The post’s Korean-language text translates to English in part as: "Whipped creams will disappear from next year.
"Have you guys seen this news?... Whipped cream will be gone in South Korea from January 1 2021. It makes me so sad. Every time I go to cafes, I always have my coffee with whipped cream, but now I won't be able to do that!"
The claim is false.
South Korea’s Ministry of Food and Drug Safety announced on September 21, 2020, a new regulation that requires cafes to use high-pressure gas cylinders, instead of nitrous oxide cartridges, in order to charge whipped cream dispensers. The cylinders must contain more than 2.5 litres of nitrous oxide, the ministry said in a statement.
The new rule, which came into effect on January 1, 2021, is designed to prevent abuse of nitrous oxide cartridges, it said.
“Since 2017, there have been cases that people consume nitrous oxide as hallucinogenic through carbon monoxide-inflated balloons, locally known as ‘Happy Balloons’, and it has become a social issue,” the statement reads.

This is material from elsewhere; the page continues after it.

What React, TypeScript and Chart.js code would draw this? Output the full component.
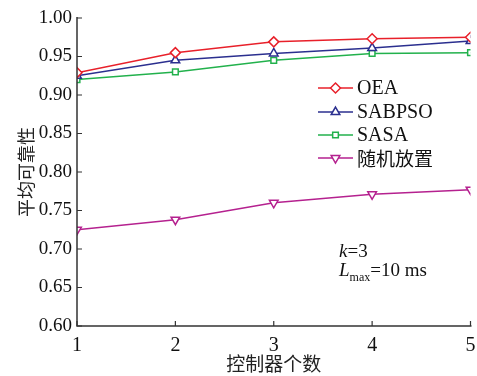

“It turned out many people got hold of nitrous oxide through a nitrous oxide cartridge, which is easy to purchase online and carry around. So that we have decided to ban the use and distribution of it.
“From January 1, 2021, coffee shops and cafes are not allowed to use or stockpile nitrous oxide cartridges.”
The ministry emphasised that the change would not affect the quality of the whipped cream.
Ahn Sang-hyun, a Seoul-based cafe owner, told AFP the impact of the government’s new rule would be insignificant.
“Providing whipped cream to customers is one of the essential services, but there are many alternative ways to do so apart from using a nitrous oxide cartridge and whipped cream dispenser, such as using store-bought whip cream products,” he said during a phone interview on December 31, 2020.
“As far as I understand, not many individual and small-sized coffee shops rely on a nitrous oxide cartridge to produce whipped cream due to its cost and need for a frequent refill.”